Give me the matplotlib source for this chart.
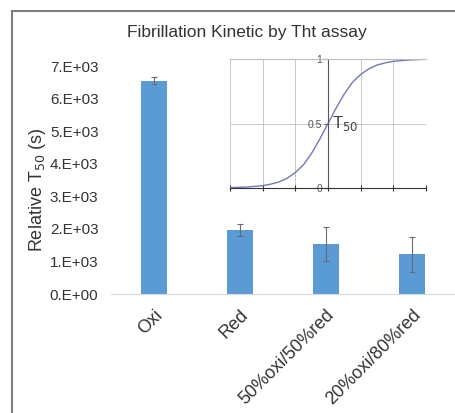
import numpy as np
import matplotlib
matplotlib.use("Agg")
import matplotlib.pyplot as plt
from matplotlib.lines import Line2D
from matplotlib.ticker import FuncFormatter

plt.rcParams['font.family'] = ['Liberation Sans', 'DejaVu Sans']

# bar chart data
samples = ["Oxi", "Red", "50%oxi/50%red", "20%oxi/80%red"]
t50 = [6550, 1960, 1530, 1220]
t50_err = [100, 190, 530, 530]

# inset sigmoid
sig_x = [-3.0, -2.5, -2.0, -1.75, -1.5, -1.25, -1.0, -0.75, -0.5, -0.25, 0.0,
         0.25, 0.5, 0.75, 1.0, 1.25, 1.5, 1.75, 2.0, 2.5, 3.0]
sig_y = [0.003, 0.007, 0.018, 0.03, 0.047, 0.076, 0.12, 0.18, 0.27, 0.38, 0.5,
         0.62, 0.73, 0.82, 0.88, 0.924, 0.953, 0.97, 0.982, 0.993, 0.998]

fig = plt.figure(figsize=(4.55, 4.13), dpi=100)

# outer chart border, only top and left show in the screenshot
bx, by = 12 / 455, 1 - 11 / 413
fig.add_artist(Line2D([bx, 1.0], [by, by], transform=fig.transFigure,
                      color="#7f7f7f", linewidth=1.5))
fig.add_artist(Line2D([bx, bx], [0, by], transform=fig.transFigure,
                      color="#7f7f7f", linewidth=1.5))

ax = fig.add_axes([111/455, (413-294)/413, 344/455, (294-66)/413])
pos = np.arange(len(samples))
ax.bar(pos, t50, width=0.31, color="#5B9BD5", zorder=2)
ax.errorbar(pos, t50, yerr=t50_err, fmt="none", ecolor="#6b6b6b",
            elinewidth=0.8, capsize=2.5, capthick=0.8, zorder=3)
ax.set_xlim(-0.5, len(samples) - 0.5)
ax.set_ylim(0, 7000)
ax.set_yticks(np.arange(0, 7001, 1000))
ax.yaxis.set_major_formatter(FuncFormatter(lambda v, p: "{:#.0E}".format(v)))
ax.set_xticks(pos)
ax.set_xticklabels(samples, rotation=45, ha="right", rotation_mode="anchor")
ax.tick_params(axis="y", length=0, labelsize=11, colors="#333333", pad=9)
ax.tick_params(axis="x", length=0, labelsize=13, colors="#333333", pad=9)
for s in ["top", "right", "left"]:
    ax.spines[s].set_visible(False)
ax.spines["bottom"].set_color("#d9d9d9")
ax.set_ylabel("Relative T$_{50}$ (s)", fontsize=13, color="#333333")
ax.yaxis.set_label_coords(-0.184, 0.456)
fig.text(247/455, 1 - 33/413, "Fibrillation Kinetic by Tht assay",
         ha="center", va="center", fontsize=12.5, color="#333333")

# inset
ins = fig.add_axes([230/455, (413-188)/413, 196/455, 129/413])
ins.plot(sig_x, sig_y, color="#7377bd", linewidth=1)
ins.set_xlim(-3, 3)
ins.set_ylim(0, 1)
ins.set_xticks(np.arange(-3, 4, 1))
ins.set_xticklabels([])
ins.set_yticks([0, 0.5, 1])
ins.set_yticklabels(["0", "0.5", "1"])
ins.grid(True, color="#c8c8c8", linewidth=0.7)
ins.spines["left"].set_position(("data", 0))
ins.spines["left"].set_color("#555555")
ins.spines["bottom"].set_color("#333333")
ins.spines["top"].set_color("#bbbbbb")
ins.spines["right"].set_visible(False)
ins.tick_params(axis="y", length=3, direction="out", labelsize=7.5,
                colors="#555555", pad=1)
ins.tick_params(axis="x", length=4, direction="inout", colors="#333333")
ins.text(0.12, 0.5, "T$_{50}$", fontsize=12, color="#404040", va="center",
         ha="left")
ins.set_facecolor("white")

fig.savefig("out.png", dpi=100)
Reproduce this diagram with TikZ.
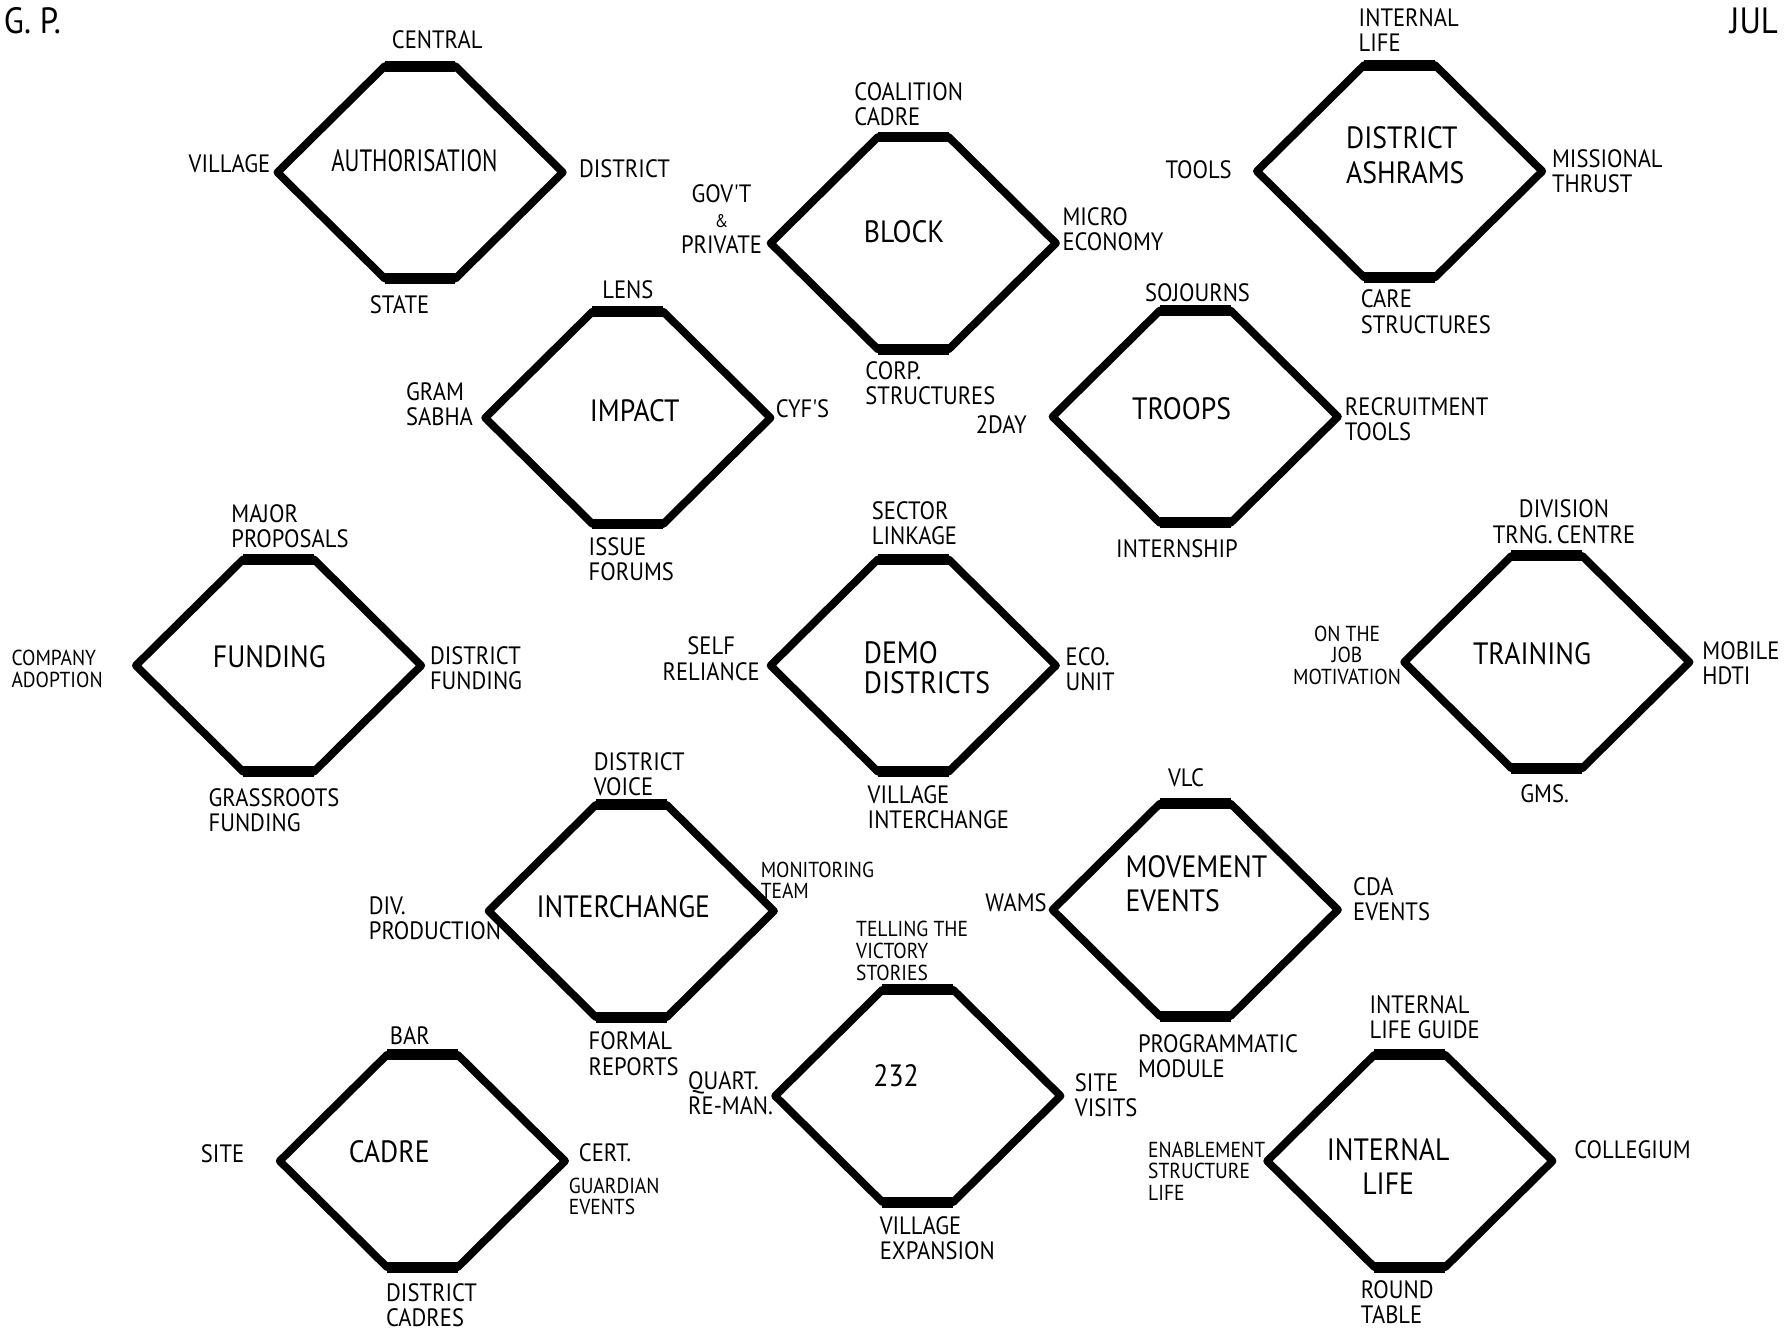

• TASK TO CARRY OUT:
Work out how many lines of the data above hold the word "chart", and write only the count.

• TASK OUTPUT:
3